She started crying this morning because I only let her help me pour the milk into her cereal bowl. I poured the cheerios in myself, before she got there. This was, apparently, very upsetting.
And I lost it.
Because before that, she’d already cried about the shirt that was dirty and the hairbow that didn’t match, and I was so tired of the negativity I could hardly stand it.
“Why can you not just be grateful for the things you have, the things you do get to do, instead of always whining and complaining about the things you don’t?!” I raised my voice. I was frustrated. The entitled mentality coming from my preschooler was completely unacceptable to me.
And while I was in the middle of yelling, God got my attention in a way that He hasn’t for a while. Truth. Conviction.
Children repeat what they see.
Is this not the way you approach your own life?
The change needs to start with YOUR HEART, not hers.
I got real quiet, real fast. Because UGH.
In my frustration with the entitlement mentality that I see in my daughter, I realized that I’m the root of this issue.
I do approach my life this way. I throw a fit, be it internally, when things don’t go the way I want them to. I see much of life as the result of the good or bad choices I’ve made. I’ve worked hard to make right choices and do the right thing, so I expect the life I want to have. When that life doesn’t come, despite my alleged “goodness”, I’m angry. Offended. Ungrateful.
It’s ugly, isn’t it? I’m not good. Jesus is every bit of good in me. And life is not simply a result of my choices. It’s also got a Master Designer that I don’t always acknowledge. I might not love everything He throws my way, but I can trust that He will work it out, and know that He loves me all the while. I can be grateful. My eyes are being opened to this deeply rooted issue of ungratefulness in my own life. I didn’t see it in myself, until I saw it fleshed out in my kid. And, having seen it, I desperately want a change. I want to approach my life less entitled and more grateful.
My life might not be what I wanted it to be, and it is definitely not what I planned, but it is a good life, and I can be grateful.
I can’t have any more kids, but I’ve got two beautiful ones and I can be grateful.
My marriage is hard, and we fight a lot, but we are both committed to Jesus and each other, and I can be grateful.
I don’t have a mom anymore, or live close enough to family to have any sort of access to babysitters, or sanity, but I do have a family who loves me, and people I can count on when I need them, and I can be grateful.
My best friends may all live hours away, but there’s this amazing thing called THE PHONE that allows me to talk to many of them every week, and I can be grateful.
I’m not “thin & gorgeous” by any means, but I’m learning to love exercise, and figuring out how to eat right, and I am able to do both of those things, and I can be grateful.
We can’t take all the trips or buy the new car or go out to eat whenever we want, but we are fighting our way out of debt and we have enough to live in our house, keep me home with the kids, and eat healthy food, and I can be grateful.

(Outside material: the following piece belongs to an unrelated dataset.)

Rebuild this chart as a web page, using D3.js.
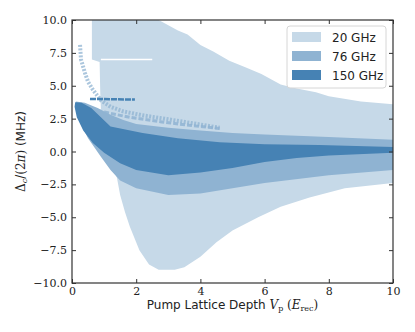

I continually struggle with depression, but I have access to a few things that actually help do me, and a husband who is dedicated to meeting my needs in this area, and I can be grateful.
The truth is, I’ve often lived my life focused on the proverbial cheerios I didn’t get to pour. I have been perpetually grumpy about the gap between what I wanted and what I got. I have (wrongly) felt entitled to more, or different, and missed much of the beauty in my reality. That’s not the legacy I want to leave for my kids. It’s not the relationship I want to have with them, or with my husband, or with God! I want to see the blessings, to live grateful for the glass that is half full.
I want my home to be filled with love and compassion and joy. I want to battle entitlement and encourage generosity. I want kids who are genuinely grateful for what they have, and see the blessings in what they are given.
But if I want my kids to have genuinely grateful hearts, I have to model a genuinely grateful heart. And if I want a genuinely grateful heart, I have to ask Jesus to change it. To help me see my own life differently. To open my eyes to the gap between what I deserve and what I’ve been given. Because that, right there, is the gap that changes everything.
This is my prayer these days. That my own heart would change. Because if I want my kids to practice gratefulness, I’ve gotta do it first.
How do you battle entitlement in your own home? How do you encourage and model gratefulness?